Belirleyici etkenler biliniyor: İşgücü piyasası adım adım esnekleşmektedir. Taşeronlaşmanın da katkılarıyla, ücret pazarlıklarında sendikalaşma fiilen tarihe karışmaktadır.
İşsizlik verileri, yedek emek ordusu ile ilgili gelişmeler ne gösteriyor? 2009 krizinde işsizlikteki tırmanma, 2001 krizindekini fazlasıyla aştı. Sonraki üç yılda gerçekleşen hızlı düzelmeye rağmen, hem dar hem de geniş anlamdaki işsizlik oranları 1998-2001’in altına düşmedi. Bu ortamın, katma değerde ücret payının aşınmasıyla eş-zamanlı olduğuna dikkat çekelim.
Köylülüğün göreli ekonomik durumundaki değişmeyi (verim hareketleri dikkate alınarak) yansıtan tarım/sanayi fiyat makası, 1998-2007 arasında yüzde 11,5 oranında bozulmuştur (sütun 5). Bu dönem, (o tarihlerin TÜİK verilerine göre) üç milyon insanın tarımsal istihdamdan koptuğu yıllardır.
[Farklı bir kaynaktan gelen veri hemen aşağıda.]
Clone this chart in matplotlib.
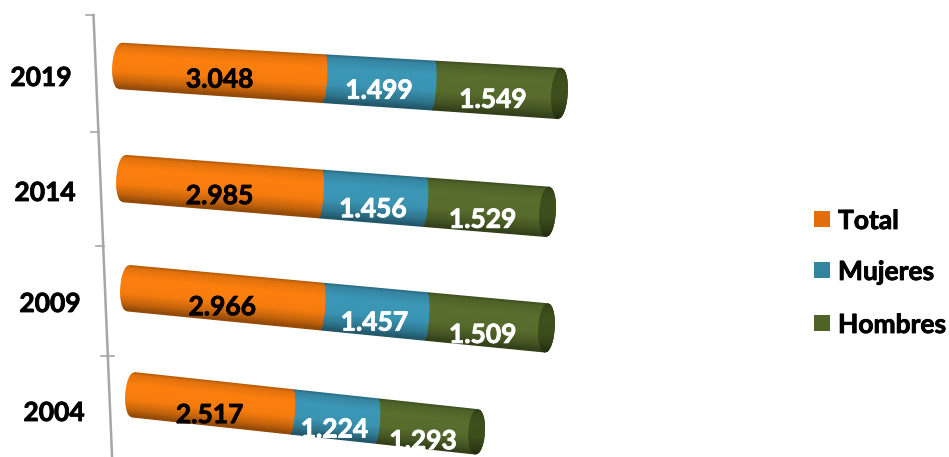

Yeni milli gelir ve istihdam serilerine göre ve aynı yöntemle hesaplanan fiyat makasları, 2007-2012’de fazla değişmemiş önceki yıllardaki bozulma telafi edilmemiştir. Buna karşılık, 2008-2009’un kriz ortamı yüzbinlerce insanın köye dönmesini tetiklemiş bu “istisnai” akım, istatistiklere, tarımsal istihdamda üç yıl içinde 430 bin kişilik bir artış olarak yansımıştır. Çiftçi hanelerde (göç sonunda) artan kadınlar, otomatik olarak “çalışan nüfus” sayıldığı için, bu istihdam artışı büyük ölçüde yapaydır.
Son on beş yılın, kır ve kent emekçileri için “zor yıllar” olduğu anlaşılıyor. Ne var ki, kullanılan istatistiklerin bazıları fazla bütüncüldür diğerleri ise dar kapsamlıdır. Bu genellemenin emekçi sınıfların ve burjuvazinin çeşitli katmanları üzerindeki yansımalarını izlemek için, hem veri tabanını genişletmek hem de ayrıntılara nüfuz etmek gerekecektir.